Regarding Sarah Kliff’s Jan. 11 Wonkblog excerpt, “An excise tax the U.S. could swallow”:
A lot of the data circulating recently on the effectiveness of a national soda tax is tied up in faulty assumptions. Ms. Kliff cited a recent study that claims a 1-cent-per-ounce tax on sugary beverages would reduce obesity rates and create a slew of health benefits for society. However, there is good evidence that while soda taxes would likely reduce soda consumption, consumers are liable to add calories elsewhere.
A 2010 study by Yale economist Jason M. Fletcher found that when adolescents stop drinking sugary beverages because of tax increases, they add exactly the same amount of calories from other food or beverages.

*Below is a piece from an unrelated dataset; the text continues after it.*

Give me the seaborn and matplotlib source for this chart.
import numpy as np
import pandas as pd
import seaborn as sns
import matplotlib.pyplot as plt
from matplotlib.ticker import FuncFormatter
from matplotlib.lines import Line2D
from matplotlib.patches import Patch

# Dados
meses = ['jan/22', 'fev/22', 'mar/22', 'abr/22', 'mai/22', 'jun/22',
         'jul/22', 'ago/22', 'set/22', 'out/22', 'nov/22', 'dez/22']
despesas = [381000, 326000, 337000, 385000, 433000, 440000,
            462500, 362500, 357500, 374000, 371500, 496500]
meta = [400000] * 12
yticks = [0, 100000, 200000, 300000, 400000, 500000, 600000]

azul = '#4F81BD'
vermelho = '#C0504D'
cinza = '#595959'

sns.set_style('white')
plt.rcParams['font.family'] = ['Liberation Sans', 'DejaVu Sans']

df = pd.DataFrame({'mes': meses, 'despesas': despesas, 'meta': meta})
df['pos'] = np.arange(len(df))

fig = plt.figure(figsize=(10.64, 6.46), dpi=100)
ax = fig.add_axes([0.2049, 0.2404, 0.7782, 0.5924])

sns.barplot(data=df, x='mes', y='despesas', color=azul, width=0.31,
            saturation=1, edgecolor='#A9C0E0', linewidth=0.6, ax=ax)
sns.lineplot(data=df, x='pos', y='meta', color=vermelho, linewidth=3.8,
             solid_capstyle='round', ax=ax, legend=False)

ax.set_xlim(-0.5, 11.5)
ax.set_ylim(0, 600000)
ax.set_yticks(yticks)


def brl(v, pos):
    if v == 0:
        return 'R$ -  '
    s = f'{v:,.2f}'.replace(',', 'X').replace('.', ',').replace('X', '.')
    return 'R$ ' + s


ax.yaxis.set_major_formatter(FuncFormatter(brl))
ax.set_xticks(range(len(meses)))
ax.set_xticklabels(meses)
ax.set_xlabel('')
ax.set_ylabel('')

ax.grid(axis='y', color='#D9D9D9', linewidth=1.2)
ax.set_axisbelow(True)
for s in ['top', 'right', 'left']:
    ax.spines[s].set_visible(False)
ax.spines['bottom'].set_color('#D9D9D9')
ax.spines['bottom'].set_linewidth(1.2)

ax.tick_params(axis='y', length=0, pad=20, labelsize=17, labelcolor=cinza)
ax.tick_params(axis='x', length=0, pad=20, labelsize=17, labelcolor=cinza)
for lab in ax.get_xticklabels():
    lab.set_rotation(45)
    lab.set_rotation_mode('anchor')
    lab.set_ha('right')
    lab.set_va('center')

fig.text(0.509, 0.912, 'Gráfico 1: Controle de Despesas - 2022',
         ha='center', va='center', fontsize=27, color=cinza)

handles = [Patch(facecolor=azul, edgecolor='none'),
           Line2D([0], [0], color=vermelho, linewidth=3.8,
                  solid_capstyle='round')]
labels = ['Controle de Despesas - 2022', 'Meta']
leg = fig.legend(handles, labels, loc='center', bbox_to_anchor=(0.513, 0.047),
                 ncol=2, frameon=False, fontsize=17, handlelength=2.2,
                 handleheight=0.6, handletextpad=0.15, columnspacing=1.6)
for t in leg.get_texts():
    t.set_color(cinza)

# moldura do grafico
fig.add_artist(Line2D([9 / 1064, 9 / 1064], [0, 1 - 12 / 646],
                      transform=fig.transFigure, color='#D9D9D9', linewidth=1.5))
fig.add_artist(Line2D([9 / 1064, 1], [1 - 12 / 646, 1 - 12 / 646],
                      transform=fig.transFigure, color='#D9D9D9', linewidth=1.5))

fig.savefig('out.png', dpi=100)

The study Ms. Kliff cited even acknowledged this problem, although it was not mentioned in the article. According to the study, “The greatest uncertainty in our analysis is the extent to which a reduction in calories from sugar-sweetened beverages leads to a compensatory increase in calories from food or beverages that are not taxed.”
Heavy-handed tax measures are unlikely to solve the obesity epidemic. If Americans can’t be trusted to control something as personal as our diet, what can we be trusted with?
Scott W. Drenkard, Washington
The writer is an analyst at the Tax Foundation.